The Pharisees could not accept a Savior who spent His days eating with tax collectors and sinners. Why would Jesus associate with them? The Lord heard the Pharisees’ words and replied, “I desire mercy, not sacrifice. For I have not come to call the righteous, but sinners.”

Like a double-edged sword, the Word of God is intended to identify the decay in our hearts. We deceive ourselves when we believe that our daily ritual worship is something precious to God. He expects to see a healthy change emerge as a result of our daily worship and praise. Only He can break the hardened shell covering our hearts by the power of His redeeming love. God wants us to have mercy, compassion, feeling, and a genuine sense of caring for the world around us. We are all His children, and He expects us to love each other in the same way He loves every one of us.

Once the dentist eliminates the decay from our teeth, we celebrate a clean mouth and a fresh, healthy start once again. When God’s Word identifies and removes the sinful decay in our hearts, we become the grateful beneficiaries of a new life, a fresh start, and a softened, merciful heart.

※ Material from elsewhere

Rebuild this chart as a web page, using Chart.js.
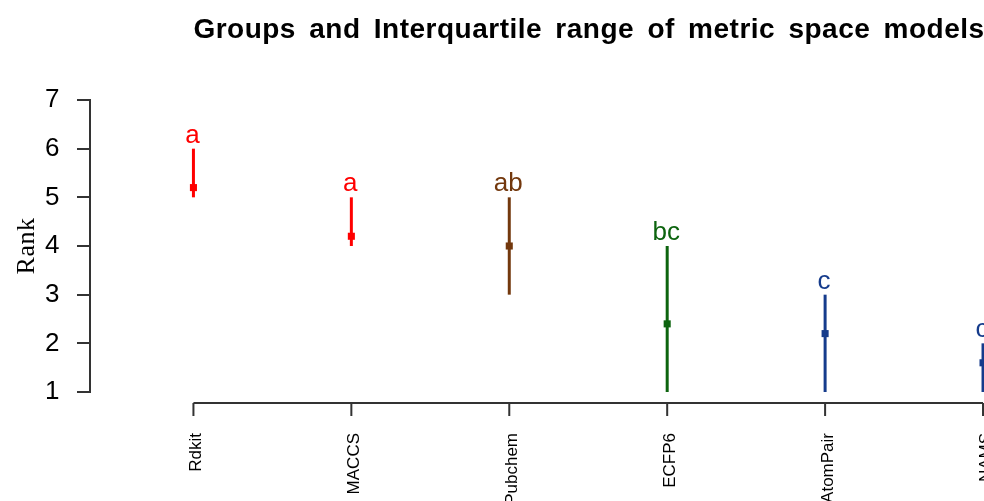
<!DOCTYPE html>
<html>
<head>
<meta charset="utf-8">
<script src="https://cdn.jsdelivr.net/npm/chart.js@4/dist/chart.umd.min.js"></script>
<style>
  body { margin: 0; background: #fff; }
  #wrap { width: 984px; height: 501px; overflow: hidden; }
</style>
</head>
<body>
<div id="wrap"><canvas id="myChart" width="1178" height="501"></canvas></div>
<script>
const models = ['Rdkit', 'MACCS', 'Pubchem', 'ECFP6', 'AtomPair', 'NAMS'];
const lowerQ = [5, 4, 3, 1, 1, 1];
const upperQ = [6, 5, 5, 4, 3, 2];
const medians = [5.2, 4.2, 4.0, 2.4, 2.2, 1.6];
const groups = ['a', 'a', 'ab', 'bc', 'c', 'c'];
const groupColors = ['#ff0000', '#ff0000', '#73380d', '#0d640f', '#163c8c', '#163c8c'];
const rankTicks = [1, 2, 3, 4, 5, 6, 7];

// vertical lines for the interquartile ranges
let datasets = models.map((m, i) => ({
	label: m,
	data: [{ x: i, y: lowerQ[i] }, { x: i, y: upperQ[i] }],
	showLine: true,
	borderColor: groupColors[i],
	borderWidth: 3,
	borderCapStyle: 'butt',
	pointRadius: 0
}));

datasets.push({
	label: 'median',
	data: medians.map((v, i) => ({ x: i, y: v })),
	showLine: false,
	pointStyle: 'rect',
	pointRadius: 5,
	pointBackgroundColor: groupColors,
	pointBorderColor: groupColors,
	pointBorderWidth: 0
});

// slightly wider spacing for the title, like the R/GDI rendering
const titleSpacing = {
	id: 'titleSpacing',
	beforeDraw(chart) {
		chart.ctx.letterSpacing = '0.5px';
		chart.ctx.wordSpacing = '5px';
	},
	beforeDatasetsDraw(chart) {
		chart.ctx.letterSpacing = '0px';
		chart.ctx.wordSpacing = '0px';
	}
};

// x axis like R's axis(): line only from first to last tick, labels rotated
const xAxisPlugin = {
	id: 'xAxisPlugin',
	afterDraw(chart) {
		let ctx = chart.ctx;
		let xs = chart.scales.x;
		let ys = chart.scales.y;
		let yLine = 403;
		ctx.save();
		ctx.strokeStyle = '#333';
		ctx.lineWidth = 2;
		ctx.beginPath();
		ctx.moveTo(xs.getPixelForValue(0), yLine);
		ctx.lineTo(xs.getPixelForValue(models.length - 1), yLine);
		models.forEach((m, i) => {
			let px = xs.getPixelForValue(i);
			ctx.moveTo(px, yLine);
			ctx.lineTo(px, yLine + 13);
		});
		ctx.stroke();

		ctx.fillStyle = '#000';
		ctx.font = '17px "Liberation Sans", Arial, sans-serif';
		ctx.textAlign = 'right';
		ctx.textBaseline = 'middle';
		models.forEach((m, i) => {
			let px = xs.getPixelForValue(i);
			ctx.save();
			ctx.translate(px + 3, 433);
			ctx.rotate(-Math.PI / 2);
			ctx.fillText(m, 0, 0);
			ctx.restore();
		});

		// group letters above each range
		ctx.font = '26px "Liberation Sans", Arial, sans-serif';
		ctx.textAlign = 'center';
		ctx.textBaseline = 'alphabetic';
		groups.forEach((g, i) => {
			ctx.fillStyle = groupColors[i];
			ctx.fillText(g, xs.getPixelForValue(i) - 1, ys.getPixelForValue(upperQ[i]) - 6);
		});
		ctx.restore();
	}
};

new Chart(document.getElementById('myChart'), {
	type: 'scatter',
	data: { datasets: datasets },
	options: {
		responsive: false,
		animation: false,
		layout: { padding: { top: 0, right: 0, bottom: 109, left: 0 } },
		plugins: {
			legend: { display: false },
			tooltip: { enabled: false },
			title: {
				display: true,
				text: 'Groups and Interquartile range of metric space models',
				color: '#000',
				font: { family: '"Liberation Sans", Arial, sans-serif', size: 28, weight: 'bold' },
				padding: { top: 13, bottom: 53.4 }
			}
		},
		scales: {
			x: {
				type: 'linear',
				min: -0.655,
				max: 6.203,
				display: false
			},
			y: {
				min: 1,
				max: 7,
				afterBuildTicks(s) { s.ticks = rankTicks.map(v => ({ value: v })); },
				afterFit(s) { s.width = 90; },
				ticks: {
					color: '#000',
					padding: 17,
					font: { family: '"Liberation Sans", Arial, sans-serif', size: 26 }
				},
				grid: { drawOnChartArea: false, tickLength: 13, color: '#333', lineWidth: 2 },
				border: { color: '#333', width: 2 },
				title: {
					display: true,
					text: 'Rank',
					color: '#000',
					font: { family: '"Liberation Serif", "Times New Roman", serif', size: 26 },
					padding: { top: 12, bottom: 0 }
				}
			}
		}
	},
	plugins: [titleSpacing, xAxisPlugin]
});
</script>
</body>
</html>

God’s Word is not just for your neighbor. His Word is meant for you and me today. Won’t you open the Book and allow Christ to remove the decay and stains that have built up in your heart for far too long?

Grace and peace,

Deb Spaulding


Pray for: a good scrubbing! God can scrape out the decay and buildup of sin in your life. He can remove it if you will let Him. The Word of God speaks! Won’t you let the Savior of the world spend some time probing your heart this morning?